Now in his second season at NDSU, Marsden takes part in practices daily with his athletes and works one-on-one each Wednesday.
“My training never stopped,” Marsden said. “It picked up even more as a coach because you’ve got more guys to work with. Today, I had one-on-ones from 10 (a.m.) to 3 (p.m.) with a bunch of guys. I’m making sure our guys are prepared.”
After preparing himself at a high level as an athlete, Marsden made coaching stops at Army West Point and the University at Buffalo before moving to Fargo in August 2019.
A member of the Big 12 Conference in wrestling, the Bison placed fifth in the league tournament last season and qualified six athletes for nationals before COVID-19 ended the season.

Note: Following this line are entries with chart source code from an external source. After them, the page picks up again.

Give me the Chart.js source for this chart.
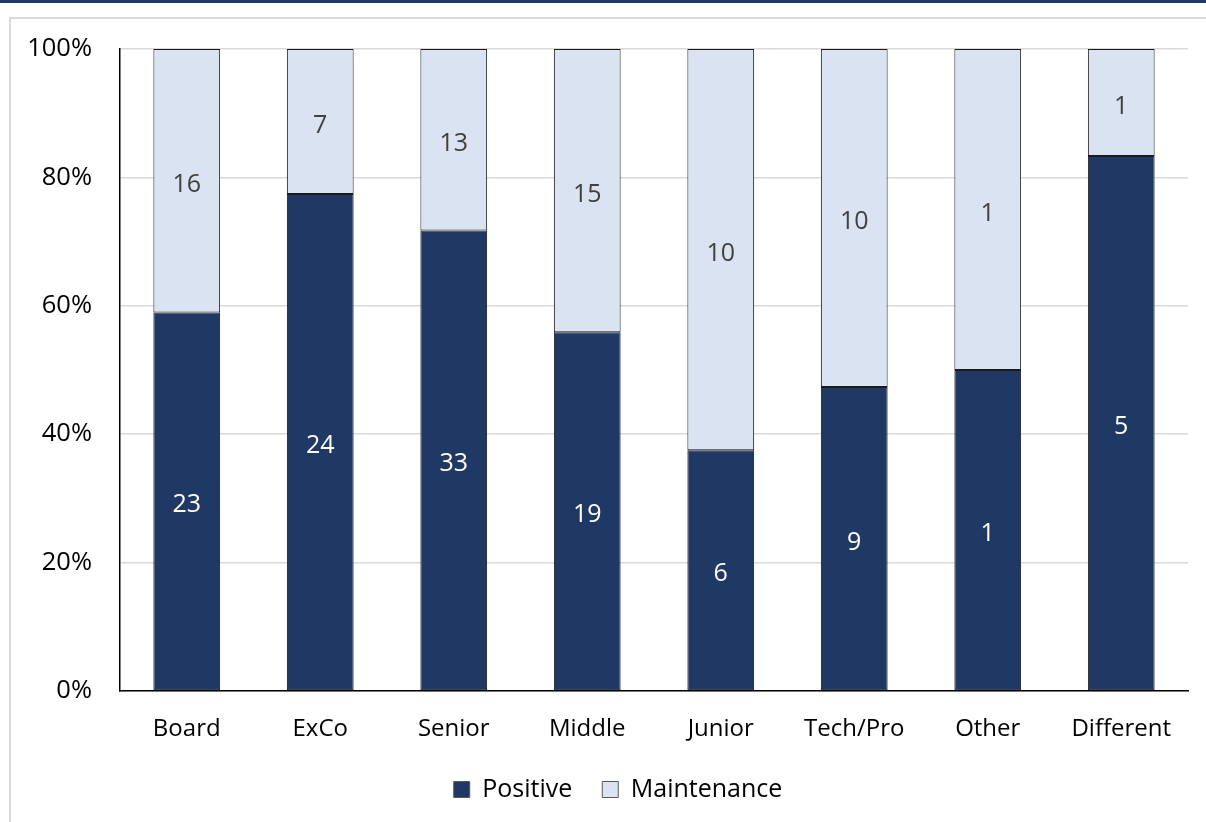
<!DOCTYPE html>
<html>
<head>
<meta charset="utf-8">
<script src="https://cdn.jsdelivr.net/npm/chart.js@4.4.1/dist/chart.umd.min.js"></script>
<style>
  html, body { margin: 0; padding: 0; background: #fff; }
  #wrap { position: relative; width: 1206px; height: 822px; overflow: hidden; }
  #band { position: absolute; left: 0; top: 0; width: 1206px; height: 3px; background: #1f3864; }
  #frame { position: absolute; left: 9px; top: 17px; width: 1300px; height: 900px;
           border-left: 2px solid #d9d9d9; border-top: 2px solid #d9d9d9; }
  canvas { position: absolute; left: 0; top: 0; }
</style>
</head>
<body>
<div id="wrap">
  <div id="band"></div>
  <div id="frame"></div>
  <canvas id="chart" width="1206" height="822"></canvas>
</div>
<script>
// 카테고리와 인원 수
var categories = ['Board', 'ExCo', 'Senior', 'Middle', 'Junior', 'Tech/Pro', 'Other', 'Different'];
var positive = [23, 24, 33, 19, 6, 9, 1, 5];
var maintenance = [16, 7, 13, 15, 10, 10, 1, 1];
var yTicks = [0, 20, 40, 60, 80, 100];

var FONT = 'Open Sans';

// 100% 누적 비율로 변환
function share(a, b) {
    return a.map(function(v, i) { return v / (v + b[i]) * 100; });
}

// 막대 안에 인원 수 표시
var countLabels = {
    id: 'countLabels',
    afterDatasetsDraw: function(chart) {
        var ctx = chart.ctx;
        ctx.save();
        ctx.font = '25px "' + FONT + '"';
        ctx.textAlign = 'center';
        ctx.textBaseline = 'middle';
        chart.data.datasets.forEach(function(ds, di) {
            var meta = chart.getDatasetMeta(di);
            meta.data.forEach(function(bar, i) {
                var mid = (bar.y + bar.base) / 2;
                ctx.fillStyle = di === 0 ? '#ffffff' : '#404040';
                ctx.fillText(ds.counts[i], bar.x, mid + 4);
            });
        });
        ctx.restore();
    }
};

// 범례를 살짝 오른쪽으로
var legendShift = {
    id: 'legendShift',
    afterLayout: function(chart) {
        if (chart.legend) {
            chart.legend.left += 19;
            chart.legend.right += 19;
        }
    }
};

var ctx = document.getElementById('chart').getContext('2d');
new Chart(ctx, {
    type: 'bar',
    data: {
        labels: categories,
        datasets: [{
            label: 'Positive',
            data: share(positive, maintenance),
            counts: positive,
            backgroundColor: '#203864',
            borderColor: '#1a1a1a',
            borderWidth: 1,
            borderSkipped: false
        }, {
            label: 'Maintenance',
            data: share(maintenance, positive),
            counts: maintenance,
            backgroundColor: '#dae3f1',
            borderColor: '#1a1a1a',
            borderWidth: 1,
            borderSkipped: false
        }]
    },
    options: {
        responsive: false,
        animation: false,
        layout: { padding: { left: 10, right: 18, top: 49, bottom: 10 } },
        datasets: { bar: { categoryPercentage: 1, barPercentage: 0.5 } },
        scales: {
            x: {
                stacked: true,
                grid: { display: false, drawTicks: false },
                border: { color: '#000', width: 1.5 },
                ticks: { color: '#000', padding: 24, font: { family: FONT, size: 24 } },
                afterFit: function(s) { s.height = 56; }
            },
            y: {
                stacked: true,
                min: 0,
                max: 100,
                afterBuildTicks: function(s) { s.ticks = yTicks.map(function(v) { return { value: v }; }); },
                grid: { color: '#d9d9d9', lineWidth: 1.5, drawTicks: false },
                border: { color: '#000', width: 1.5 },
                ticks: {
                    color: '#000',
                    padding: 28,
                    font: { family: FONT, size: 25.5 },
                    callback: function(v) { return v + '%'; }
                },
                afterFit: function(s) { s.width = 110; }
            }
        },
        plugins: {
            legend: {
                position: 'bottom',
                labels: {
                    color: '#000',
                    boxWidth: 16,
                    boxHeight: 16,
                    padding: 30,
                    font: { family: FONT, size: 25 },
                    generateLabels: function(chart) {
                        return chart.data.datasets.map(function(ds, i) {
                            return {
                                text: ds.label,
                                fillStyle: ds.backgroundColor,
                                strokeStyle: '#595959',
                                lineWidth: 1,
                                fontColor: '#000',
                                datasetIndex: i
                            };
                        });
                    }
                }
            },
            tooltip: { enabled: false }
        }
    },
    plugins: [countLabels, legendShift]
});
</script>
</body>
</html>
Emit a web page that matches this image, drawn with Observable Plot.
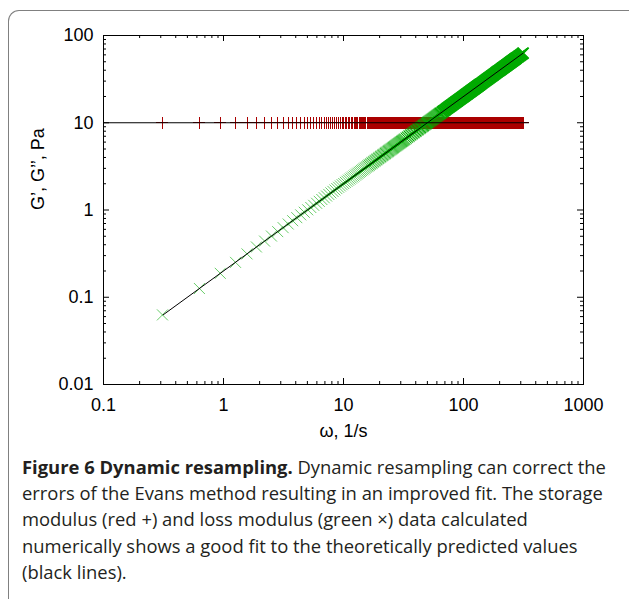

NDSU is 2-2 this season entering three matches in California this weekend.
“Our guys are doing a great job,” Marsden said of the team facing protocols brought about by the pandemic. “They’ve adjusted to the new normal.”
Among the biggest adjustments for Marsden and the NDSU coaching staff is the NCAA’s ongoing recruiting dead period for Division I sports, which will run through at least April 15. That has meant a drastic change for coaches.
“A lot of Zoom calls,” Marsden said with a laugh. “We would normally be on the road (recruiting). We would be doing home visits. We would be bringing recruits on campus.”
Marsden said he has had an easy adjustment to life in Fargo, which reminds him of both growing up in Crystal Lake and his college years in Stillwater, Okla.
“I talk about Fargo so much to all my friends and family back home,” he said. “The people are very nice. You’ve got that Midwest hospitality. It reminds me of those small towns where the whole town shuts down and goes to the football game. It’s that type of feel.”
Marsden notices the homey atmosphere especially when he’s out in the community.
“I’m wearing NDSU wrestling gear when I’m around town and I have conversations with people wishing you the best of luck and saying, ‘We’ll be there to support you,’” he said.
From his early days as a wrestler, Marsden said he grew to appreciate the relationships he built with his coaches along the way. That has shaped his approach in his own career.
“I know how much I enjoyed those relationships on and off the mat with my coaches, and I want these athletes to have the same experience, or better, than I had,” he said.
West Texas sharpshooter: Sophomore guard Zach Toussaint (Johnsburg) is averaging a career-high 9.7 points this season and has made a team-best 16 3-pointers for West Texas A&M’s men’s basketball team, the No. 7-ranked team in NCAA Division II this week.
Toussaint scored a career-best 17 points last weekend in the Buffs’ 88-77 victory against the University of Texas Permian Basin. While helping the team to a 5-1 record, Toussaint also has connected on a team-best 44.4% of his 3-point shots.
Wrestling at Keiser: Prairie Ridge grad Josh Crandall, a freshman at NAIA Keiser University in Florida, is the team’s top wrestler at 184 pounds this season for the Seahawks.
Crandall (4-7) is tied for the team lead in wins by fall (two) and has the second-fastest pin on the team this season (48 seconds). He has a 2-0 record at 197 pounds.